Flow Diagram of the Project



Python File generates JSON Messages that are appended to a File with name TemperatureRecorded.txt

Exceution Command:

python DataSimulator.py 100

Total command Line Arguments 2

Argv[0] = File name

Argv[1]=Total Number of JSON Messgaes that are to be generated.

Once the Exceution Command is executed it generates the text file with name TemperatureRecorded.txt in the current working directory.

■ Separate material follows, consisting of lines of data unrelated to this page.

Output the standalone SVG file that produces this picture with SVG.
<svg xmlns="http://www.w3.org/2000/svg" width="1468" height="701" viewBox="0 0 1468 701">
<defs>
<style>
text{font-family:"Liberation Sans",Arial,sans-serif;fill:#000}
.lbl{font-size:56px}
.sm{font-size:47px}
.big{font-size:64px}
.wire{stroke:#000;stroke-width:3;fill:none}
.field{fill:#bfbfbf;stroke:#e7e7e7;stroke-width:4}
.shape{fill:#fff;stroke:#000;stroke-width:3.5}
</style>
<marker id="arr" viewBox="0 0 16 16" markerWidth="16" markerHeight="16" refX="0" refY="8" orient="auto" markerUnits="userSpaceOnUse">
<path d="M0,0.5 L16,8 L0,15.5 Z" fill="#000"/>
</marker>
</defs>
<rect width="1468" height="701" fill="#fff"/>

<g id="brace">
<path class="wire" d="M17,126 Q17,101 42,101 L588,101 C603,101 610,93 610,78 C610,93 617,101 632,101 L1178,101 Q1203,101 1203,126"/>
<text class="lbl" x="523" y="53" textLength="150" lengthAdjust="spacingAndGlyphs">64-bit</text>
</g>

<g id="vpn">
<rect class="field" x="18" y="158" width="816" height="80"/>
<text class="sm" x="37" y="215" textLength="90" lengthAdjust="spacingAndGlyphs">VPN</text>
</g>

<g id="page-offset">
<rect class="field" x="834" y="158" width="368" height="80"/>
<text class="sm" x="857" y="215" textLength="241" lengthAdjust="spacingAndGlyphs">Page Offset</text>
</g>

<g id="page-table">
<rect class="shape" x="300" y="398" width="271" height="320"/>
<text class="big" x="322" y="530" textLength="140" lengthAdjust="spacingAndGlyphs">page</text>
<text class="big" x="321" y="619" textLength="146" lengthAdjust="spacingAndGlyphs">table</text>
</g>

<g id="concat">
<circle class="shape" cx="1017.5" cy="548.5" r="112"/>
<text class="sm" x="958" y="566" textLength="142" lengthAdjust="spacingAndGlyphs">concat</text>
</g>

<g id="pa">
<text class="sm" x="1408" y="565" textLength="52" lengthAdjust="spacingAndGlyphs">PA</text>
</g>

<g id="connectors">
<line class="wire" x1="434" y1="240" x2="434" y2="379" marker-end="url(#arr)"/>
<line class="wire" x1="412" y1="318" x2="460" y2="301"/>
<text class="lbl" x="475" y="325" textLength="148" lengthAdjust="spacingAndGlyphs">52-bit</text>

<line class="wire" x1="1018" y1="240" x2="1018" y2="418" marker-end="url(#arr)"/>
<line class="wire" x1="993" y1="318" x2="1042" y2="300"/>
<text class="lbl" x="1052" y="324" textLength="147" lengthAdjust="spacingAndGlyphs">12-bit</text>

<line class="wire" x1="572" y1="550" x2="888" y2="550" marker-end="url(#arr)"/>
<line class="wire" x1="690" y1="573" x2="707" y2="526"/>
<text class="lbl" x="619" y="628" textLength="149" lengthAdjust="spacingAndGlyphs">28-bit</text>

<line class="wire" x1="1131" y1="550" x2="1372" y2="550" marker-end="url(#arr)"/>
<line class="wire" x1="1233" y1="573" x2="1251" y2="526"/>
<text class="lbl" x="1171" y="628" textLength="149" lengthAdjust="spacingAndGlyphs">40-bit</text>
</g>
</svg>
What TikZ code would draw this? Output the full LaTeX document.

Data needs to be sent to Kafka

Lists the active topics in kafka cluster bin/kafka-topics.sh --list --zookeeper localhost:2181

Zookeeper Running on 2181 Port

Create a Topic with Name "SensorAnalytics" bin/kafka-topics.sh --create --zookeeper localhost:2181 --replication-factor 1 --partitions 2 --topic SensorAnalytics

**TopicName-SensorAnalytics Replication Factor-1 Every Partition is replicated by 1 Partitions-2 Topic has 2 partitions **

Produce the data into Topic by using below command bin/kafka-console-producer.sh --broker-list localhost:9092 --topic SensorAnalytics < TemperatureRecorded.txt

Now the Data is stored inside Kafka Cluster under Logical Storage(Topic)

Submit the spark job using Spark-Submit use the below command

spark-submit --jars spark-streaming-kafka-0-8-assembly_2.11-2.4.7.jar StreamingMetrics.py

Inside StreamingMetrics.py it connects to Kafka using KafkaUtils class and creates a DSTREAM by subscribing to Topic "SensorAnalytics".

Once the DSTREAM is recieved from the Kafka the RDD Operations are applied.

**Tech Stack used 1.Python 2.PySpark 3.Kafka **